Writing one’s self back into being

It’s been a struggle to write a new blog lately.  I’ve sat down four or five times and cranked out ideas and half-blogs, but haven’t been able to finish one as there’s too much to talk about and there’s nothing really to talk about.

In a way, I’m working through some of the toughest parts of the project to date.  But, it’s not about the swing changes and new equipment or lack of shooting a good score that I care to talk about or that is making this the toughest part of the project to date.  Those things will pass with time plus practice and once the confidence returns and the new swing is grooved all will be swell with the game.  What has been hard is that my attitude when arriving at the course had become sour.  Hitting a pinnacle just prior to last weekend, golf and the project had transitioned from a labor of love and reason to crank the radio on the way to work to a metaphorical non-ending discussion with your parents about sex.

The problem is that my mindset had changed from explorer to perfectionist well before perfection was an actuality.  After a great shot, something that I shouldn’t often be able to do two years after taking my first full swing with a golf club, I wasn’t getting excited; but after a bad shot I was beating myself up and lingering on the emotion.  By the time the round was over my inner monologue was almost all negative and I wasn’t remembering any of the positives that came from the round.  The world is a reflection of your attitude and my world had become a Rube Goldberg disappointment machine.

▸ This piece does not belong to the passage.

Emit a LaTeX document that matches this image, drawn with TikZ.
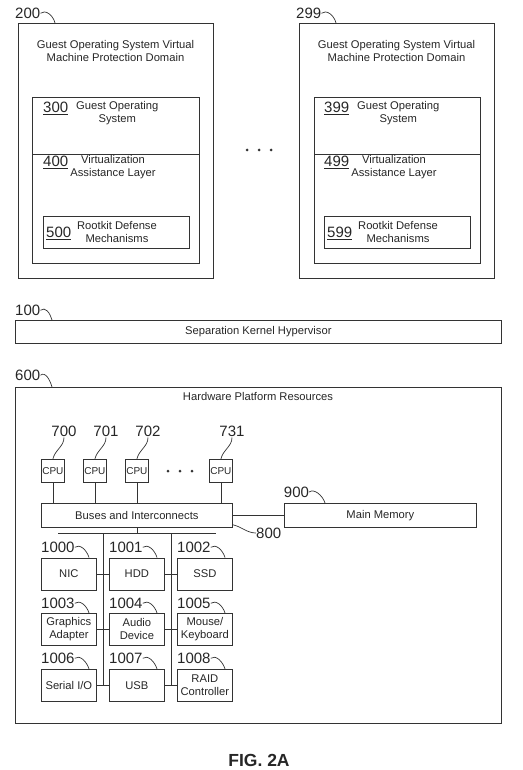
\documentclass[tikz,border=0pt]{standalone}
\usepackage{fontspec}
\setmainfont{Liberation Sans}
\begin{document}
\begin{tikzpicture}[x=1pt,y=-1pt]
\tikzset{
  ln/.style={line width=0.75pt, draw=black!80},
  bx/.style={ln, inner sep=0pt, anchor=north west, align=center,
     font=\fontsize{11.2}{13}\selectfont, text=black!85},
  txt/.style={font=\fontsize{11.2}{12.5}\selectfont, align=center, inner sep=0pt, text=black!85},
  num/.style={font=\fontsize{15}{16}\selectfont, inner sep=0pt, text=black!85},
  cpubox/.style={bx, minimum width=23pt, minimum height=23pt, font=\fontsize{10}{11}\selectfont},
  dev/.style={bx, minimum width=55pt, minimum height=32pt},
  lead/.style={ln, line width=0.7pt},
}
\useasboundingbox (0,0) rectangle (522,770);

% ---------- protection domain 200 ----------
\node[bx, minimum width=195pt, minimum height=255pt] (d200) at (18,23) {};
\node[num, anchor=base west] (n200) at (15,18.4) {200};
\draw[lead] (n200.east) .. controls +(5,-4) and +(-2,-8) .. ([xshift=37pt]d200.north west);
\node[txt] (t200) at (115.5,51) {Guest Operating System Virtual\\Machine Protection Domain};
\node[bx, minimum width=167pt, minimum height=57pt] (os300) at (32,97) {};
\node[bx, minimum width=167pt, minimum height=109pt] (va400) at (32,154) {};
\node[num, anchor=base west] (n300) at (43,112.4) {\underline{300}};
\node[txt, anchor=north west] (os300t) at (76,101.5) {Guest Operating\\System};
\node[num, anchor=base west] (n400) at (43,166.5) {\underline{400}};
\node[txt] (va400t) at (113,167) {Virtualization\\Assistance Layer};
\node[bx, minimum width=146pt, minimum height=32pt] (rk500) at (43,216) {};
\node[num, anchor=base west] (n500) at (46,237.4) {\underline{500}};
\node[txt] (rk500t) at (117,232) {Rootkit Defense\\Mechanisms};

% ---------- protection domain 299 ----------
\node[bx, minimum width=195pt, minimum height=255pt] (d299) at (299,23) {};
\node[num, anchor=base west] (n299) at (296,18.4) {299};
\draw[lead] (n299.east) .. controls +(5,-4) and +(-2,-8) .. ([xshift=37pt]d299.north west);
\node[txt] (t299) at (396.5,51) {Guest Operating System Virtual\\Machine Protection Domain};
\node[bx, minimum width=166pt, minimum height=57pt] (os399) at (314,97) {};
\node[bx, minimum width=166pt, minimum height=109pt] (va499) at (314,154) {};
\node[num, anchor=base west] (n399) at (324,112.4) {\underline{399}};
\node[txt, anchor=north west] (os399t) at (357,101.5) {Guest Operating\\System};
\node[num, anchor=base west] (n499) at (324,166.5) {\underline{499}};
\node[txt] (va499t) at (394,167) {Virtualization\\Assistance Layer};
\node[bx, minimum width=146pt, minimum height=32pt] (rk599) at (324,216) {};
\node[num, anchor=base west] (n599) at (327,237.4) {\underline{599}};
\node[txt] (rk599t) at (398,232) {Rootkit Defense\\Mechanisms};

% dots between domains
\foreach \x in {247,259,271} \fill[black!80] (\x,150) circle (1.5pt);

% ---------- separation kernel hypervisor ----------
\node[bx, minimum width=486pt, minimum height=23pt] (skh) at (15,320) {Separation Kernel Hypervisor};
\node[num, anchor=base west] (n100) at (15,315.4) {100};
\draw[lead] (n100.east) .. controls +(5,-4) and +(-2,-7) .. ([xshift=37pt]skh.north west);

% ---------- hardware platform ----------
\node[bx, minimum width=486pt, minimum height=336pt] (hw) at (15,387) {};
\node[num, anchor=base west] (n600) at (15,380.4) {600};
\draw[lead] (n600.east) .. controls +(5,-4) and +(-2,-7) .. ([xshift=37pt]hw.north west);
\node[txt] (hwt) at (258,396) {Hardware Platform Resources};

% CPUs
\node[cpubox] (c700) at (41,459) {CPU};
\node[cpubox] (c701) at (83,459) {CPU};
\node[cpubox] (c702) at (125,459) {CPU};
\node[cpubox] (c731) at (209,459) {CPU};
\node[num] (n700) at (64,431) {700};
\node[num] (n701) at (106,431) {701};
\node[num] (n702) at (148,431) {702};
\node[num] (n731) at (232,431) {731};
\foreach \c in {700,701,702,731}
  \draw[lead] ([yshift=-1pt]n\c.south) .. controls +(0,9) and +(2,-9) .. (c\c.north);
\foreach \x in {168,180,192} \fill[black!80] (\x,471) circle (1.5pt);

% buses and memory
\node[bx, minimum width=191pt, minimum height=24pt] (bus) at (41,503) {Buses and Interconnects};
\node[bx, minimum width=192pt, minimum height=24pt] (mem) at (284,503) {Main Memory};
\foreach \c in {700,701,702,731}
  \draw[ln] (c\c.south) -- (c\c.south |- bus.north);
\draw[ln] (bus.east) -- (mem.west);
\node[num] (n900) at (296.5,492) {900};
\draw[lead] (n900.east) .. controls +(5,-4) and +(-2,-7) .. ([xshift=41pt]mem.north west);
\node[num, anchor=west] (n800) at (256,533) {800};
\draw[lead] ([yshift=3pt]bus.south east) .. controls +(9,2) and +(-9,0) .. (n800.west);

% fan-out below bus
\coordinate (fl) at (58,533);
\coordinate (fr) at (216,533);
\draw[ln] (bus.south) -- (bus.south |- fl);
\draw[ln] (fl) -- (fr);

% devices
\node[dev] (d1000) at (41,557.5) {NIC};
\node[dev] (d1001) at (109,557.5) {HDD};
\node[dev] (d1002) at (177,557.5) {SSD};
\node[dev] (d1003) at (41,613) {Graphics\\Adapter};
\node[dev] (d1004) at (109,613) {Audio\\Device};
\node[dev] (d1005) at (177,613) {Mouse/\\Keyboard};
\node[dev] (d1006) at (41,669) {Serial I/O};
\node[dev] (d1007) at (109,669) {USB};
\node[dev] (d1008) at (177,669) {RAID\\Controller};
\foreach \d/\x/\y in {1000/41/547,1001/109/547,1002/177/547,1003/41/603,1004/109/603,1005/177/603,1006/41/658,1007/109/658,1008/177/658}{
  \node[num, anchor=base west] (n\d) at (\x,\y+5.4) {\d};
  \draw[lead] (n\d.east) .. controls +(5,-4) and +(-2,-7) .. ([xshift=48pt]d\d.north west);
}
% vertical bus lines
\coordinate (v1t) at (103,533);
\coordinate (v2t) at (171,533);
\draw[ln] (v1t) -- (v1t |- d1006.east);
\draw[ln] (v2t) -- (v2t |- d1007.east);
\draw[ln] (d1000.east) -- (d1001.west);
\draw[ln] (d1001.east) -- (d1002.west);
\draw[ln] (d1003.east) -- (d1004.west);
\draw[ln] (d1004.east) -- (d1005.west);
\draw[ln] (d1006.east) -- (d1007.west);
\draw[ln] (d1007.east) -- (d1008.west);

% caption
\node[font=\bfseries\fontsize{17.5}{20}\selectfont, text=black!85, inner sep=0pt] (fig) at (259,760) {FIG. 2A};
\end{tikzpicture}
\end{document}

But.  There’s always a but in my blog.

I realized all of this over the past weekend while stepping back to analyze my progress to date.  Mary and I went to Bend, OR so she could cater a wedding and I had plenty of time to think and realized that I am my own worst enemy.  There’s a lot of haters on this blog that just want to see me fail, but at the end of the day their opinion is severely lacking in significance at best.  What does matter is how our super-ego relays messages between our id and ego (if you’re a Freud man) and how that affects our world views as well as our personal potential.  When we get in our own ways we limit our abilities and having constant negative thoughts surrounding a pursuit is like sprinting into hurricane Katrina.

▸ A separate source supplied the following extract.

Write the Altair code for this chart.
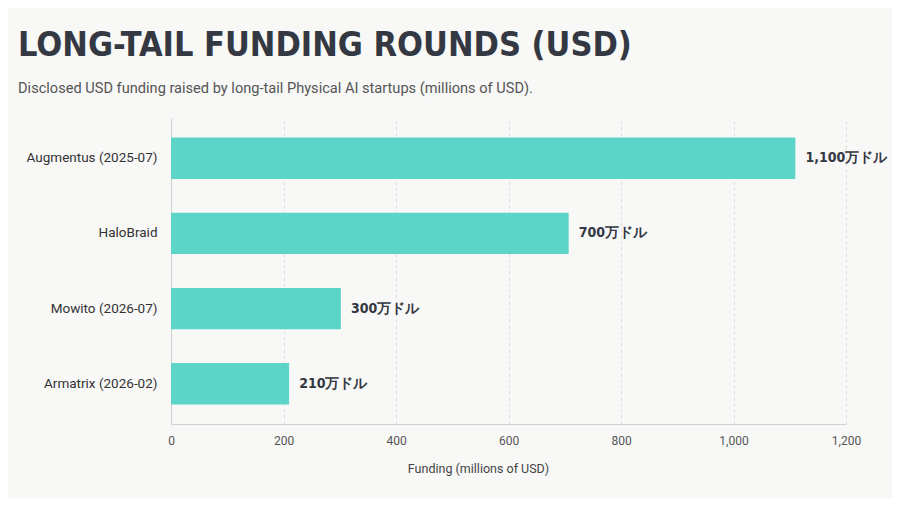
import altair as alt
import pandas as pd

companies = ["Augmentus (2025-07)", "HaloBraid", "Mowito (2026-07)", "Armatrix (2026-02)"]
funding = [1110, 707, 302, 210]
value_labels = ["1,100万ドル", "700万ドル", "300万ドル", "210万ドル"]
x_ticks = [0, 200, 400, 600, 800, 1000, 1200]

df = pd.DataFrame({"company": companies, "funding": funding, "label": value_labels})

BG = "#f8f8f7"
BAR = "#5dd4c8"
COND = "DejaVu Sans Condensed"
REG = "Roboto"

base = alt.Chart(df)

bars = base.mark_bar(color=BAR).encode(
    x=alt.X("funding:Q",
            scale=alt.Scale(domain=[0, 1200], nice=False),
            axis=alt.Axis(values=x_ticks, format=",.0f", title="Funding (millions of USD)",
                          grid=True, gridDash=[3, 3], gridColor="#dedede",
                          domainColor="#d0d0d0", ticks=False, labelFlush=False,
                          labelFont=REG, labelFontSize=12, labelColor="#555",
                          labelPadding=11, titleFont=REG, titleFontSize=12.5,
                          titleFontWeight="normal", titleColor="#444", titlePadding=16,
                          titleX=307)),
    y=alt.Y("company:N", sort=companies,
            scale=alt.Scale(paddingInner=0.45, paddingOuter=0.26),
            axis=alt.Axis(title=None, ticks=False, domainColor="#d0d0d0",
                          labelFont=REG, labelFontSize=13.5, labelColor="#333",
                          labelPadding=14)),
)

labels = base.mark_text(align="left", baseline="middle", dx=10,
                        font=COND, fontSize=14, fontWeight="bold", color="#333842").encode(
    x="funding:Q",
    y=alt.Y("company:N", sort=companies),
    text="label:N",
)

chart = (bars + labels).properties(
    width=675,
    height=306,
    background=BG,
    padding={"left": 163, "top": 110, "right": 46, "bottom": 74},
    autosize=alt.AutoSizeParams(type="none"),
    title=alt.TitleParams(
        text="LONG-TAIL FUNDING ROUNDS (USD)",
        subtitle="Disclosed USD funding raised by long-tail Physical AI startups (millions of USD).",
        anchor="start", frame="group", dx=-153, offset=22,
        font=COND, fontSize=34, fontWeight="bold", color="#333842",
        subtitleFont=REG, subtitleFontSize=14.6, subtitleColor="#555",
        subtitlePadding=18,
    ),
).configure_view(stroke=None)

chart.save("out.html", embed_options={"renderer": "svg", "actions": False})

So, I returned to Portland and got out the sticks on Monday with the intention of appreciating the game for what it is, enjoying my progress to date and to relearn how to have fun while growing as a golfer.  It was wonderful to be able to maintain a positive attitude throughout the day and I had one of the better practice sessions of the entire summer.  I also had some solid realizations about why my drives were doing what they were doing because instead of thinking “why can’t I hit a drive” after every errant tee shot, I concentrated on what I had done right or wrong and computed why one specific feel created the result that came from the swing.

I had let emotions cloud my process and it had caused me to both not learn optimally and over time had put a negative sheen on the entire journey.  I’m just glad that I caught that this weekend because these types of trends can be what stands in the way of ultimate success.

In unrelated news, I got a bunch of new shafts to try out in my driver and 3-wood:

photo

Seeing as I have changed my swing over the past couple of months, the extra-stiff shafts that I was fit into back in March are now a bit too much stick to swing.  I’m testing out some stiff shafts to see if there is any added feel.  Will report about the entire process soon.

This is going to be fun even though by definition Deliberate Practice is not fun.  There is a huge difference between working hard towards a goal and infusing self doubt due to being at a specific stage in the learning process.  I am going to have fun working hard and will remember now that it’s about the process and about learning from our mistakes, not about lingering on them.